PROMPT
Extract every record, exactly as written, and ignore the pictures.

[Stored items from a collection]
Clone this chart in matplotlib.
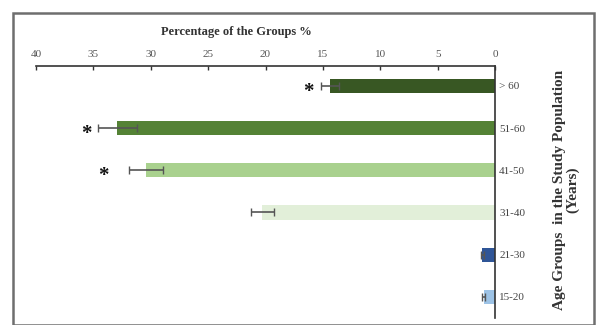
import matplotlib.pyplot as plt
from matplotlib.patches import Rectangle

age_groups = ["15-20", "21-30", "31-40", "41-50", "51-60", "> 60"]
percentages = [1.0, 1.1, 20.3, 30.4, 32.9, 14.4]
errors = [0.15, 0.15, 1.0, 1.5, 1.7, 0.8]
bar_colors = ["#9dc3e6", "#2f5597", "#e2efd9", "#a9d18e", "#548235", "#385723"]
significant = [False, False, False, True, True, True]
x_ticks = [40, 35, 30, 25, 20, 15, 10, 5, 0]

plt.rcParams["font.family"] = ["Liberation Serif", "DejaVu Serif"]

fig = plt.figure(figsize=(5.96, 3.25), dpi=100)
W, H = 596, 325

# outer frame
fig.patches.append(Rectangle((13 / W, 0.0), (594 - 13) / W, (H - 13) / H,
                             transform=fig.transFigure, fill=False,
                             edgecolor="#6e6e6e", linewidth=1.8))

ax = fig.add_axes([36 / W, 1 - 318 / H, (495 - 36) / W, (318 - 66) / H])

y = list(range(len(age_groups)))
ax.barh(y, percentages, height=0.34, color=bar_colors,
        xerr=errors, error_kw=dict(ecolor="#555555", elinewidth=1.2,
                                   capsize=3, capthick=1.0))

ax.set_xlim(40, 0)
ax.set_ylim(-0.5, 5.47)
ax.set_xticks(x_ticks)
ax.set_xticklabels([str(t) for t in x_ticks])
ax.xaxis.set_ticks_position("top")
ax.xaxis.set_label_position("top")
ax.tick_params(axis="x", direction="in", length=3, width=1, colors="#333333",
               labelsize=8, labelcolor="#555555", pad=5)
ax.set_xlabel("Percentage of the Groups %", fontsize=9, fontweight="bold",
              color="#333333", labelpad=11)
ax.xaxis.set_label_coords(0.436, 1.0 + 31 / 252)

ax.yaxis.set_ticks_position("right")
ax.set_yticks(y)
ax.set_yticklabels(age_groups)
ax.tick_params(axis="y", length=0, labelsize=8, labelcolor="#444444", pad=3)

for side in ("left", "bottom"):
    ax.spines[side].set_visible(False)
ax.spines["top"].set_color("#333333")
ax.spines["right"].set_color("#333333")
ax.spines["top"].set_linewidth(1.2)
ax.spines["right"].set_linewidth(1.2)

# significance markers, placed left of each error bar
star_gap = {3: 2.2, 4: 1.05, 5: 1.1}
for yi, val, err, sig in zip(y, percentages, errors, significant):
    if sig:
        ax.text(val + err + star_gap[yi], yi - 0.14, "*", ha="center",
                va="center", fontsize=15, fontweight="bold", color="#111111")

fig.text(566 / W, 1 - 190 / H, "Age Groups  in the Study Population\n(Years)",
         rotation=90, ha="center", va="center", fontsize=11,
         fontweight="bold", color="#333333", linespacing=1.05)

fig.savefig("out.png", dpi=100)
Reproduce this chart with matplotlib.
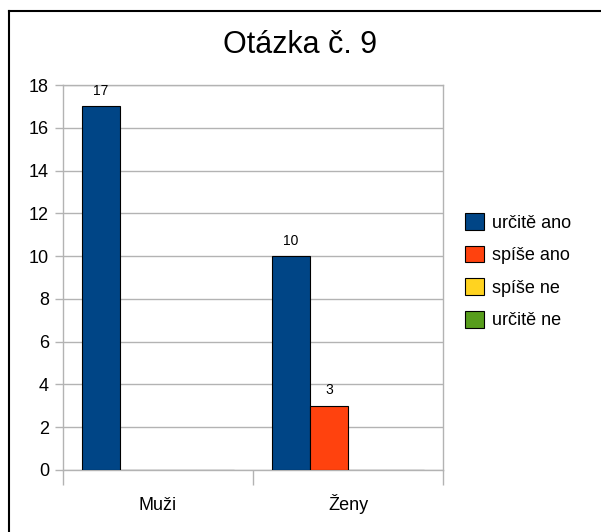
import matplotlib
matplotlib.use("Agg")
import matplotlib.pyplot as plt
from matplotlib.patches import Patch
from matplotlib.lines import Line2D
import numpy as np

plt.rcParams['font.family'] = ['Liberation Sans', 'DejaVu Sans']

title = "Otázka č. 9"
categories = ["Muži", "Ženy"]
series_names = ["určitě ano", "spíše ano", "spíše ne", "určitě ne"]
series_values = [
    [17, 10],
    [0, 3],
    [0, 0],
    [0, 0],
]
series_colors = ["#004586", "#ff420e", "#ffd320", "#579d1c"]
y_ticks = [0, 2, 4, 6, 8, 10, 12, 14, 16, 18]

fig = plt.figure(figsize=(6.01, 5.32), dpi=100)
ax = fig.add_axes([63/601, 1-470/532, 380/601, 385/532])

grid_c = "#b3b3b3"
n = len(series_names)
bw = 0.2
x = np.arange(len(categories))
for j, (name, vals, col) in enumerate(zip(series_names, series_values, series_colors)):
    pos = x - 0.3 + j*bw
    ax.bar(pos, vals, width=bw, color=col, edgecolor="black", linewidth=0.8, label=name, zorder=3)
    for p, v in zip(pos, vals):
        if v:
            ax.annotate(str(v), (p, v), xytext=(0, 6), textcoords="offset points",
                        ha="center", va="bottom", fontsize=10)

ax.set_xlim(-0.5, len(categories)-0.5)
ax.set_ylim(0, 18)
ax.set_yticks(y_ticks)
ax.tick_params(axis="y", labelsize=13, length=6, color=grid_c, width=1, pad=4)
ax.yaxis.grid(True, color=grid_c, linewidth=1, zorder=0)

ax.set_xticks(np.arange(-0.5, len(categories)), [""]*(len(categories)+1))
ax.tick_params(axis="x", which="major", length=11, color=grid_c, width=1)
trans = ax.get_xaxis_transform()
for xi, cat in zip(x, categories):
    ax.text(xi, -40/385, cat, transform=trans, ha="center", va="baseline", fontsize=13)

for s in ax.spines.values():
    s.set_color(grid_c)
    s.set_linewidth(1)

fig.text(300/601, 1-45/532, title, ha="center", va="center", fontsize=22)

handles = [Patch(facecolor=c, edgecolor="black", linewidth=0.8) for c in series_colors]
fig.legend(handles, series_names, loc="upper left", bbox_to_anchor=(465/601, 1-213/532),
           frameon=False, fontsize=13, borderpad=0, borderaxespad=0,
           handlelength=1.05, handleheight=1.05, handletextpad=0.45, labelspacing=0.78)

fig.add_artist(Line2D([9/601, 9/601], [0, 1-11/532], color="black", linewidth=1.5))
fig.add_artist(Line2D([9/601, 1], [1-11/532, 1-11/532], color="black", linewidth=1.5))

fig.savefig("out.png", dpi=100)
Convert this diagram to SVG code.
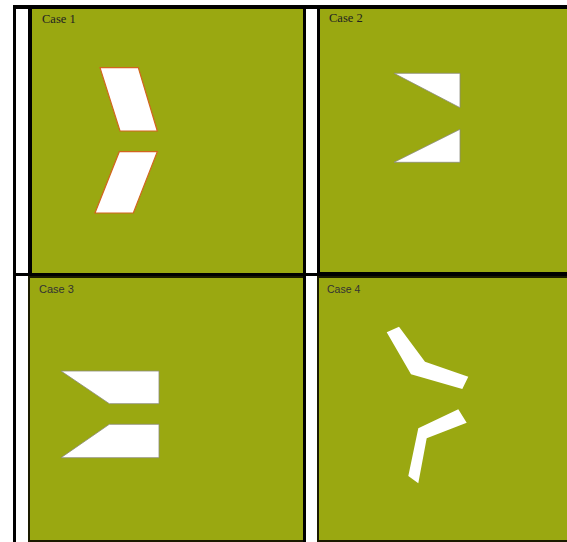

SOLVED PROBLEM
Clone this chart in matplotlib.
import matplotlib.pyplot as plt
from matplotlib.patches import Rectangle

age_groups = ["15-20", "21-30", "31-40", "41-50", "51-60", "> 60"]
percentages = [1.0, 1.1, 20.3, 30.4, 32.9, 14.4]
errors = [0.15, 0.15, 1.0, 1.5, 1.7, 0.8]
bar_colors = ["#9dc3e6", "#2f5597", "#e2efd9", "#a9d18e", "#548235", "#385723"]
significant = [False, False, False, True, True, True]
x_ticks = [40, 35, 30, 25, 20, 15, 10, 5, 0]

plt.rcParams["font.family"] = ["Liberation Serif", "DejaVu Serif"]

fig = plt.figure(figsize=(5.96, 3.25), dpi=100)
W, H = 596, 325

# outer frame
fig.patches.append(Rectangle((13 / W, 0.0), (594 - 13) / W, (H - 13) / H,
                             transform=fig.transFigure, fill=False,
                             edgecolor="#6e6e6e", linewidth=1.8))

ax = fig.add_axes([36 / W, 1 - 318 / H, (495 - 36) / W, (318 - 66) / H])

y = list(range(len(age_groups)))
ax.barh(y, percentages, height=0.34, color=bar_colors,
        xerr=errors, error_kw=dict(ecolor="#555555", elinewidth=1.2,
                                   capsize=3, capthick=1.0))

ax.set_xlim(40, 0)
ax.set_ylim(-0.5, 5.47)
ax.set_xticks(x_ticks)
ax.set_xticklabels([str(t) for t in x_ticks])
ax.xaxis.set_ticks_position("top")
ax.xaxis.set_label_position("top")
ax.tick_params(axis="x", direction="in", length=3, width=1, colors="#333333",
               labelsize=8, labelcolor="#555555", pad=5)
ax.set_xlabel("Percentage of the Groups %", fontsize=9, fontweight="bold",
              color="#333333", labelpad=11)
ax.xaxis.set_label_coords(0.436, 1.0 + 31 / 252)

ax.yaxis.set_ticks_position("right")
ax.set_yticks(y)
ax.set_yticklabels(age_groups)
ax.tick_params(axis="y", length=0, labelsize=8, labelcolor="#444444", pad=3)

for side in ("left", "bottom"):
    ax.spines[side].set_visible(False)
ax.spines["top"].set_color("#333333")
ax.spines["right"].set_color("#333333")
ax.spines["top"].set_linewidth(1.2)
ax.spines["right"].set_linewidth(1.2)

# significance markers, placed left of each error bar
star_gap = {3: 2.2, 4: 1.05, 5: 1.1}
for yi, val, err, sig in zip(y, percentages, errors, significant):
    if sig:
        ax.text(val + err + star_gap[yi], yi - 0.14, "*", ha="center",
                va="center", fontsize=15, fontweight="bold", color="#111111")

fig.text(566 / W, 1 - 190 / H, "Age Groups  in the Study Population\n(Years)",
         rotation=90, ha="center", va="center", fontsize=11,
         fontweight="bold", color="#333333", linespacing=1.05)

fig.savefig("out.png", dpi=100)
Reproduce this chart with matplotlib.
import matplotlib
matplotlib.use("Agg")
import matplotlib.pyplot as plt
from matplotlib.patches import Patch
from matplotlib.lines import Line2D
import numpy as np

plt.rcParams['font.family'] = ['Liberation Sans', 'DejaVu Sans']

title = "Otázka č. 9"
categories = ["Muži", "Ženy"]
series_names = ["určitě ano", "spíše ano", "spíše ne", "určitě ne"]
series_values = [
    [17, 10],
    [0, 3],
    [0, 0],
    [0, 0],
]
series_colors = ["#004586", "#ff420e", "#ffd320", "#579d1c"]
y_ticks = [0, 2, 4, 6, 8, 10, 12, 14, 16, 18]

fig = plt.figure(figsize=(6.01, 5.32), dpi=100)
ax = fig.add_axes([63/601, 1-470/532, 380/601, 385/532])

grid_c = "#b3b3b3"
n = len(series_names)
bw = 0.2
x = np.arange(len(categories))
for j, (name, vals, col) in enumerate(zip(series_names, series_values, series_colors)):
    pos = x - 0.3 + j*bw
    ax.bar(pos, vals, width=bw, color=col, edgecolor="black", linewidth=0.8, label=name, zorder=3)
    for p, v in zip(pos, vals):
        if v:
            ax.annotate(str(v), (p, v), xytext=(0, 6), textcoords="offset points",
                        ha="center", va="bottom", fontsize=10)

ax.set_xlim(-0.5, len(categories)-0.5)
ax.set_ylim(0, 18)
ax.set_yticks(y_ticks)
ax.tick_params(axis="y", labelsize=13, length=6, color=grid_c, width=1, pad=4)
ax.yaxis.grid(True, color=grid_c, linewidth=1, zorder=0)

ax.set_xticks(np.arange(-0.5, len(categories)), [""]*(len(categories)+1))
ax.tick_params(axis="x", which="major", length=11, color=grid_c, width=1)
trans = ax.get_xaxis_transform()
for xi, cat in zip(x, categories):
    ax.text(xi, -40/385, cat, transform=trans, ha="center", va="baseline", fontsize=13)

for s in ax.spines.values():
    s.set_color(grid_c)
    s.set_linewidth(1)

fig.text(300/601, 1-45/532, title, ha="center", va="center", fontsize=22)

handles = [Patch(facecolor=c, edgecolor="black", linewidth=0.8) for c in series_colors]
fig.legend(handles, series_names, loc="upper left", bbox_to_anchor=(465/601, 1-213/532),
           frameon=False, fontsize=13, borderpad=0, borderaxespad=0,
           handlelength=1.05, handleheight=1.05, handletextpad=0.45, labelspacing=0.78)

fig.add_artist(Line2D([9/601, 9/601], [0, 1-11/532], color="black", linewidth=1.5))
fig.add_artist(Line2D([9/601, 1], [1-11/532, 1-11/532], color="black", linewidth=1.5))

fig.savefig("out.png", dpi=100)
Convert this diagram to SVG code.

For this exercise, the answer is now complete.